■ **What is needed**: Omit pictures and quote the listing below line by line, from its start through the line that holds "import plotly.graph_objects as go".

━━━━━ Information supplied

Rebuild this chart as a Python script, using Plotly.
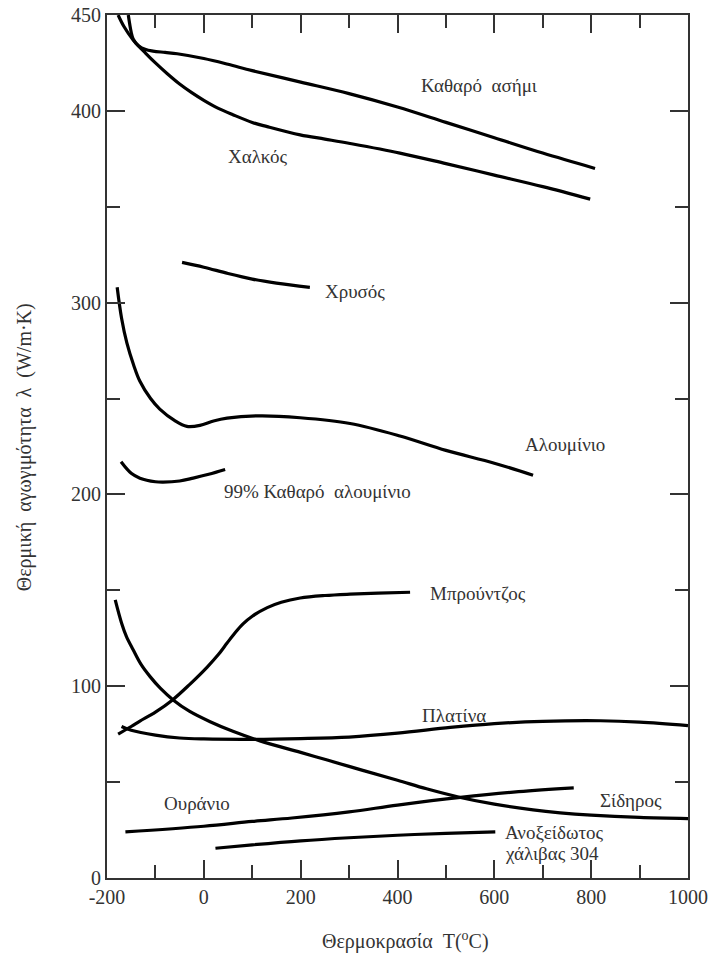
import plotly.graph_objects as go

# ---- data (T in °C, lambda in W/m·K) ----
silver_T = [-156, -150, -146, -135, -120, -105, -80, -55, 0, 50, 100, 200, 300, 400, 500, 600, 700, 808]
silver_k = [450, 441, 437.5, 434, 432, 431.2, 430.5, 429.8, 427.3, 424.3, 421, 415, 409, 402, 394, 386, 378, 370]

copper_T = [-177, -165, -146, -120, -100, -76, -50, -25, 0, 30, 60, 100, 131, 199, 250, 302, 405, 500, 600, 700, 798]
copper_k = [450, 444, 437, 430, 425, 419.5, 414, 409.5, 405.5, 401.3, 398, 394, 391.8, 387.5, 385.3, 383, 378, 372.5, 366.5, 360.5, 354]

gold_T = [-45, 0, 50, 100, 150, 219]
gold_k = [321, 318.5, 315.2, 312.3, 310.2, 308]

alu_T = [-179, -170, -159, -145, -132, -110, -91, -60, -35, -8, 20, 48, 116, 199, 302, 405, 500, 600, 680]
alu_k = [308, 292, 279, 267.5, 259, 250, 244.5, 238.5, 235.5, 236, 238.3, 239.8, 241, 240, 237, 230.5, 223, 216.3, 210]

alu99_T = [-171, -150, -132, -100, -84, -50, -22, 10, 44]
alu99_k = [217, 211, 208.5, 206.6, 206.4, 207, 208.5, 210.5, 213]

brass_T = [-177, -150, -132, -100, -64, -29, 7, 30, 48, 65, 81, 100, 131, 160, 199, 250, 302, 360, 426]
brass_k = [75, 79, 81.8, 86.5, 93, 101, 110, 116.5, 122.5, 128, 132.5, 136.5, 141, 143.8, 146, 147.3, 148, 148.5, 149]

platinum_T = [-170, -150, -100, -50, 0, 100, 200, 300, 400, 509, 600, 700, 819, 900, 1000]
platinum_k = [79, 77, 74.5, 73, 72.5, 72.3, 72.7, 73.5, 75.5, 78.5, 80.5, 81.7, 82, 81.3, 79.5]

iron_T = [-183, -170, -160, -146, -130, -111, -90, -64, -30, 13, 60, 116, 200, 255, 330, 400, 460, 530, 600, 680, 736, 800, 900, 1000]
iron_k = [145, 133, 126, 119, 111.5, 105, 99, 93, 87, 81.5, 76.5, 71.5, 65.5, 61.5, 56, 51, 46.5, 42, 38.5, 35.5, 34, 32.8, 31.6, 31]

uranium_T = [-162, 0, 100, 182, 300, 400, 530, 650, 764]
uranium_k = [24, 27, 29.5, 31.3, 34.5, 38, 42, 45, 47]

steel_T = [24, 100, 200, 300, 400, 500, 602]
steel_k = [15.5, 17.3, 19.4, 21, 22.3, 23.3, 24]

y_tickvals = [0, 100, 200, 300, 400, 450]
y_ticktext = ["0", "100", "200", "300", "400", "450"]
x_tickvals = [-200, 0, 200, 400, 600, 800, 1000]
x_ticktext = ["-200", "0", "200", "400", "600", "800", "1000"]

labels = ["Καθαρό  ασήμι", "Χαλκός", "Χρυσός", "Αλουμίνιο", "99% Καθαρό  αλουμίνιο",
          "Μπρούντζος", "Πλατίνα", "Ουράνιο", "Σίδηρος", "Ανοξείδωτος", "χάλιβας 304"]

x_title = "Θερμοκρασία  T(<sup>o</sup>C)"
y_title = "Θερμική  αγωγιμότητα  λ  (W/m·K)"

FONT = "Liberation Serif, Times New Roman, serif"
TXT = "#333333"

series = [
    (silver_T, silver_k), (copper_T, copper_k), (gold_T, gold_k), (alu_T, alu_k),
    (alu99_T, alu99_k), (brass_T, brass_k), (platinum_T, platinum_k), (iron_T, iron_k),
    (uranium_T, uranium_k), (steel_T, steel_k),
]

fig = go.Figure()
for T, k in series:
    fig.add_trace(go.Scatter(
        x=T, y=k, mode="lines",
        line=dict(color="black", width=3.2, shape="spline", smoothing=1.0),
        showlegend=False, hoverinfo="skip", cliponaxis=True,
    ))

# label anchor positions (data coordinates)
label_pos = [
    (569, 413.5, "center"), (110, 376, "center"), (312, 305.7, "center"),
    (746, 226, "center"), (38, 201.5, "left"), (463, 148.6, "left"),
    (447, 84.5, "left"), (-87, 39, "left"), (815, 40.5, "left"),
    (618, 23.5, "left"), (618, 13, "left"),
]
for (lx, ly, anc), txt in zip(label_pos, labels):
    fig.add_annotation(
        x=lx, y=ly, xref="x", yref="y", text=txt, showarrow=False,
        xanchor=anc, yanchor="middle", align="left",
        font=dict(family=FONT, size=19, color=TXT),
    )

fig.add_annotation(
    x=0.513, y=-0.073, xref="paper", yref="paper", text=x_title, showarrow=False,
    xanchor="center", yanchor="middle", font=dict(family=FONT, size=20, color=TXT),
)
fig.add_annotation(
    x=-0.143, y=0.499, xref="paper", yref="paper", text=y_title, showarrow=False,
    textangle=-90, xanchor="center", yanchor="middle",
    font=dict(family=FONT, size=20, color=TXT),
)

axis_common = dict(
    showgrid=False, zeroline=False, showline=True, linecolor="#333333", linewidth=2,
    ticks="inside", ticklen=18, tickwidth=2, tickcolor="#333333", mirror="ticks",
    tickfont=dict(family=FONT, size=20, color=TXT), automargin=False,
)

fig.update_xaxes(
    range=[-200, 1000], tickmode="array", tickvals=x_tickvals, ticktext=x_ticktext,
    minor=dict(ticks="inside", ticklen=13, tickwidth=2, tickcolor="#333333",
               tickmode="linear", tick0=-200, dtick=100),
    **axis_common,
)
fig.update_yaxes(
    range=[0, 450], tickmode="array", tickvals=y_tickvals, ticktext=y_ticktext,
    minor=dict(ticks="inside", ticklen=13, tickwidth=2, tickcolor="#333333",
               tickmode="linear", tick0=0, dtick=50),
    **axis_common,
)

fig.update_layout(
    width=709, height=955,
    margin=dict(l=107, r=21, t=15, b=77, autoexpand=False),
    paper_bgcolor="white", plot_bgcolor="white",
    font=dict(family=FONT, color=TXT),
)

# remove the default 8 px page margin so the figure fills the window exactly
fig.write_html(
    "out.html",
    config={"displayModeBar": False},
    post_script="document.body.style.margin='0';document.body.style.overflow='hidden';",
)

━━━━━━━━━━

■ **Exercise result**:
Rebuild this chart as a Python script, using Plotly.
import plotly.graph_objects as go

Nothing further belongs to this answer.